In its report, the CLG Committee acknowledge that most respondents to the consultation backed draft NPPF and did not advocate a "wholesale re-write" of it. The Committee has recommended some changes to the draft policy.
"There is a need for simplification in the planning system but delivery will be quicker if the guidance is even handed and has greater legitimacy," said Richard Ford, planning law expert at Pinsent Masons, the law firm behind Out-Law.com. "Defining 'sustainable development' more clearly does present challenges though - the more detail there is, the more 'tests' there will be to satisfy."
The importance of local plans in conjunction with the NPPF is highlighted by the Committee and it emphasises that it is "unacceptable" that so many parts of England are not covered by an adopted Local Plan.
To reinforce the importance of Local Plans to spur local authorities on in their preparation, the presumption policy should be redefined as "a presumption in favour of sustainable development consistent with the Local Plan". This would anchor sustainable development to local circumstances, the Committee report said.
It is "essential" that the Government implement a strict but realistic timetable for transition to Local Plans, the Committee said. This would allow local authorities time to put Local Plans in place, and reassure local authorities, communities and developers on the status of Local Plans that are close to adoption, or have recently been adopted.
Local authorities, communities and developers all need reassurance on the status of the current regime for development control decisions, it said.

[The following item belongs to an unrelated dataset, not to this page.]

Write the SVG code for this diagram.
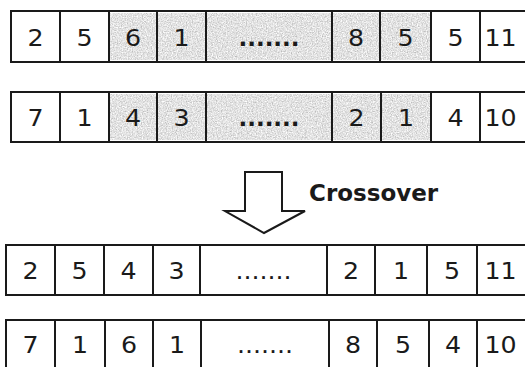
<svg xmlns="http://www.w3.org/2000/svg" width="525" height="367" viewBox="0 0 525 367">
<style>
.box{fill:#fff;stroke:#1a1a1a;stroke-width:2}
.div{stroke:#1a1a1a;stroke-width:2}
.g{fill:#c0c0c0;filter:url(#grain)}
.t{font-family:"DejaVu Sans","Verdana",sans-serif;font-size:23px;fill:#1a1a1a;text-anchor:middle}
.d{font-weight:bold}
.lbl{font-family:"DejaVu Sans","Verdana",sans-serif;font-size:23px;font-weight:bold;fill:#1a1a1a}
.arrow{fill:#fff;stroke:#1a1a1a;stroke-width:2;stroke-linejoin:miter}
</style>
<defs>
<filter id="grain" x="0" y="0" width="100%" height="100%">
<feTurbulence type="fractalNoise" baseFrequency="0.8" numOctaves="2" seed="4" result="n"/>
<feColorMatrix in="n" type="matrix" values="0.8 0 0 0 0.36  0.8 0 0 0 0.36  0.8 0 0 0 0.36  0 0 0 0 1" result="c"/>
<feComposite in="c" in2="SourceGraphic" operator="in"/>
</filter>
</defs>

<g id="parent1">
<rect class="box" x="11" y="11" width="530" height="51"/>
<rect class="g" x="110" y="13" width="46" height="47"/>
<rect class="g" x="158" y="13" width="47" height="47"/>
<rect class="g" x="207" y="13" width="124" height="47"/>
<rect class="g" x="333" y="13" width="46" height="47"/>
<rect class="g" x="381" y="13" width="49" height="47"/>
<path class="div" d="M60,11V62M109,11V62M157,11V62M206,11V62M332,11V62M380,11V62M431,11V62M480,11V62"/>
<text class="t" transform="translate(35.5,45.5) scale(1.1,1)">2</text>
<text class="t" transform="translate(84.5,45.5) scale(1.1,1)">5</text>
<text class="t" transform="translate(133,45.5) scale(1.1,1)">6</text>
<text class="t" transform="translate(181.5,45.5) scale(1.1,1)">1</text>
<text class="t d" transform="translate(269,45.5) scale(1,1)">.......</text>
<text class="t" transform="translate(356,45.5) scale(1.1,1)">8</text>
<text class="t" transform="translate(405.5,45.5) scale(1.1,1)">5</text>
<text class="t" transform="translate(455.5,45.5) scale(1.1,1)">5</text>
<text class="t" transform="translate(500.5,45.5) scale(1.1,1)">11</text>
</g>

<g id="parent2">
<rect class="box" x="11" y="92" width="530" height="50"/>
<rect class="g" x="110" y="94" width="46" height="46"/>
<rect class="g" x="158" y="94" width="47" height="46"/>
<rect class="g" x="207" y="94" width="124" height="46"/>
<rect class="g" x="333" y="94" width="47" height="46"/>
<rect class="g" x="382" y="94" width="48" height="46"/>
<path class="div" d="M60,92V142M109,92V142M157,92V142M206,92V142M332,92V142M381,92V142M431,92V142M480,92V142"/>
<text class="t" transform="translate(35.5,125.5) scale(1.1,1)">7</text>
<text class="t" transform="translate(84.5,125.5) scale(1.1,1)">1</text>
<text class="t" transform="translate(133,125.5) scale(1.1,1)">4</text>
<text class="t" transform="translate(181.5,125.5) scale(1.1,1)">3</text>
<text class="t d" transform="translate(269,125.5) scale(1,1)">.......</text>
<text class="t" transform="translate(356.5,125.5) scale(1.1,1)">2</text>
<text class="t" transform="translate(406,125.5) scale(1.1,1)">1</text>
<text class="t" transform="translate(455.5,125.5) scale(1.1,1)">4</text>
<text class="t" transform="translate(500.5,125.5) scale(1.1,1)">10</text>
</g>

<g id="crossover">
<path class="arrow" d="M245,172H282V211H305L264,233L225,211H245Z"/>
<text class="lbl" x="309" y="201">Crossover</text>
</g>

<g id="child1">
<rect class="box" x="6" y="245" width="535" height="50"/>
<path class="div" d="M55,245V295M104,245V295M153,245V295M200,245V295M327,245V295M375,245V295M427,245V295M477,245V295"/>
<text class="t" transform="translate(30.5,279) scale(1.1,1)">2</text>
<text class="t" transform="translate(79.5,279) scale(1.1,1)">5</text>
<text class="t" transform="translate(128.5,279) scale(1.1,1)">4</text>
<text class="t" transform="translate(176.5,279) scale(1.1,1)">3</text>
<text class="t" transform="translate(263.5,279) scale(1.1,1)">.......</text>
<text class="t" transform="translate(351,279) scale(1.1,1)">2</text>
<text class="t" transform="translate(401,279) scale(1.1,1)">1</text>
<text class="t" transform="translate(452,279) scale(1.1,1)">5</text>
<text class="t" transform="translate(500.5,279) scale(1.1,1)">11</text>
</g>

<g id="child2">
<rect class="box" x="6" y="320" width="535" height="52"/>
<path class="div" d="M55,320V372M105,320V372M153,320V372M201,320V372M329,320V372M377,320V372M429,320V372M477,320V372"/>
<text class="t" transform="translate(30.5,353) scale(1.1,1)">7</text>
<text class="t" transform="translate(80,353) scale(1.1,1)">1</text>
<text class="t" transform="translate(129,353) scale(1.1,1)">6</text>
<text class="t" transform="translate(177,353) scale(1.1,1)">1</text>
<text class="t" transform="translate(265,353) scale(1.1,1)">.......</text>
<text class="t" transform="translate(353,353) scale(1.1,1)">8</text>
<text class="t" transform="translate(403,353) scale(1.1,1)">5</text>
<text class="t" transform="translate(453,353) scale(1.1,1)">4</text>
<text class="t" transform="translate(500.5,353) scale(1.1,1)">10</text>
</g>
</svg>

At the same time, flexibility should be built in to enable authorities to regularly update Local Plans "in a light touch manner" to increase certainty and reduce the likelihood of challenge, said the report.
The Committee welcomed the Government's willingness to reinstate the term 'brownfield'. It said that the 'brownfield first' policy should be reinstated and backed a new requirement for local authorities to set their own targets for the use of brownfield land.
The removal of the brownfield first policy, in conjunction with the introduction of the presumption in favour of sustainable development and changes to the allocation of land for housing would, in its view, result in less importance being attached to the use of previously developed land.
Local authorities should be made to prioritise brownfield land when identifying a six-year supply of housing, the Committee report said. This would avoid the risk that the total supply will contain a greater proportion of greenfield sites. In absence of this, the increased amount of housing land that must be identified could result in more greenfield sites being earmarked for housing.
Sites that become available unexpectedly, or windfall sites, should be able to form part of local authorities' plans alongside brownfield land, the Committee said. It said that some authorities may be unable to indentify a six year supply of land for housing and that further clarity is needed.
Consistency between local authorities in assembling evidence bases for Local Plans is essential to the effective operation of a new duty under the Localism Act for them to co-operate, the Committee said. It recommended that guidance being prepared on the assembly of an evidence base for housing be adopted and that similar guidance be produced on assessing need.
It should also be made clear that unsustainable development will not be allowed to proceed as a result of appeals against local authorities which have not allocated the full six year supply, as required by the NPPF, the report said.
It also said that the 'town centre first' policy should clarify the position on arts, culture and tourism uses to ensure they are included. It recommended that offices are included within the policy.
The Committee has welcomed ministers' clarifications on 'viability' and has recommended that the NPPF should make it absolutely clear that calculations of viability should relate to the requirement to provide infrastructure necessary to the development, not just those that are deemed to be acceptable to the developer. The report said that sustainability should always rank ahead of viability, when reducing a scheme's cost to make it viable.
The Committee recommended that, in exceptional circumstances, communities should be allowed to "adopt an absolute protection of a town centre from out of-town retail development".
The interrelationship between the NPPF and local plans and new neighbourhood plans should be set out clearly in the policy, it said. The way in which strategic and local policies are approached and applied should be addressed, particularly when conflict arises, it said.
"The Government has set great store by the brevity and simplicity of the NPPF, but in its current form the draft NPPF does not necessarily achieve clarity by virtue of its brevity," the report said. It said that a short consultation should be carried out with practitioners on the NPPF, and that the Government should carry out a brief but wider consultation if it makes substantial changes to what might be reasonably regarded as key principles in the final NPPF.